Besides, different people have different understanding, different knowledge and experiences, different motivations, different ways of dealing with things, different worries, different emotions attached to different meanings... so we can help in different ways... help them to think.
We can think about situations in which we can have arguments with different type of people, such as family (parents, children- specially teenagers, brothers), work colleagues, friends, customers, etc.
On my experience, as important as the type of questions we ask, it is the attitude that we show when we ask. When our attitude is as if we know everything, or as if we are trying to lead them to our answers, then we are going wrong.
On the other side, if the other person is trying to manipulate us, to provoke us, to take advantage, etc., even if we can feel it, it is a very efficient way to approach this situation by asking open questions to clarify the situation, so that we consistently show that we need more information to try to see the best way to help. Very often when somebody is trying to use us, to take advantage of us, to provoke us, there could be some other reasons that we should try to explore to know the root of the situation, that could be something totally independent to us.
When talking to teenagers, it seems they can feel "interrogated" while we try to learn about the situation. It is a delicate situation in which we have to show that we are trying to help and the questions we ask, are trying to be at least uncomfortable as possible, showing that depending on which answer there could be different options to choose.
Usually we tend to question quickly things we don´t agree with. There is a risk when asking questions that it could seem we are just asking questions to get information about what we want. In the case that the other person is talking about something, asking questions could mean we are disturbing their own way of thinking, their own pace of linking thoughts, so it could be advisable not to just ask questions, but to have the patience to allow them to express themselves as they wish and be very attentive to what they are saying because they might show the keys to the answers we are trying to look for.

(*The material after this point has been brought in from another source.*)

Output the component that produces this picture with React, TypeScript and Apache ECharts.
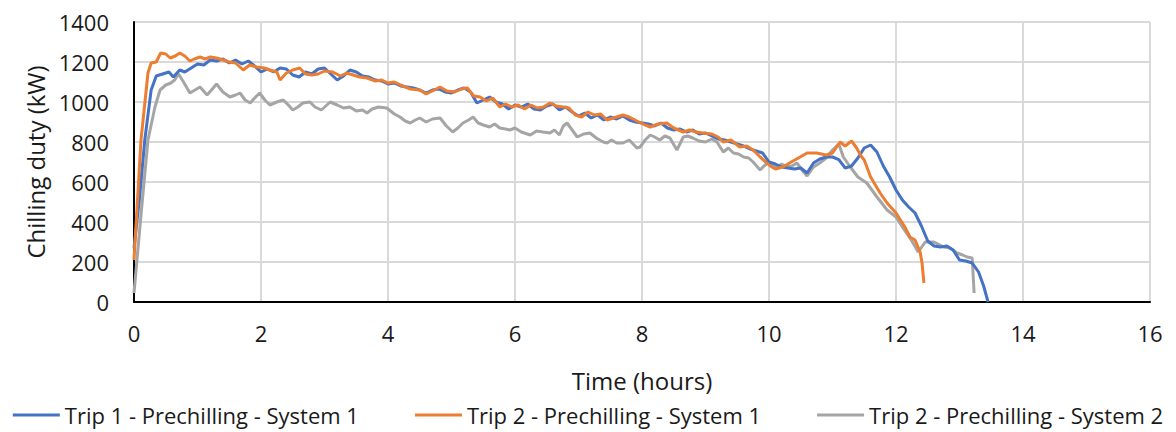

We can feel when somebody is saying things that are not totally "right": overgeneralizing, all/nothing, jumping into conclusions, exaggerating, making the problems bigger or smaller to what they are, guessing the future, mind reading, discounting the positive, being too emotional, blaming others or themselves unfairly, labeling, etc. then we can think how to make questions in a non confrontational way, but showing that we are trying to understand. It can become like a game in which in a socratic way we show examples of instances that conflict with the general statements they make or better we ask for examples in which their thoughts conflict with reality.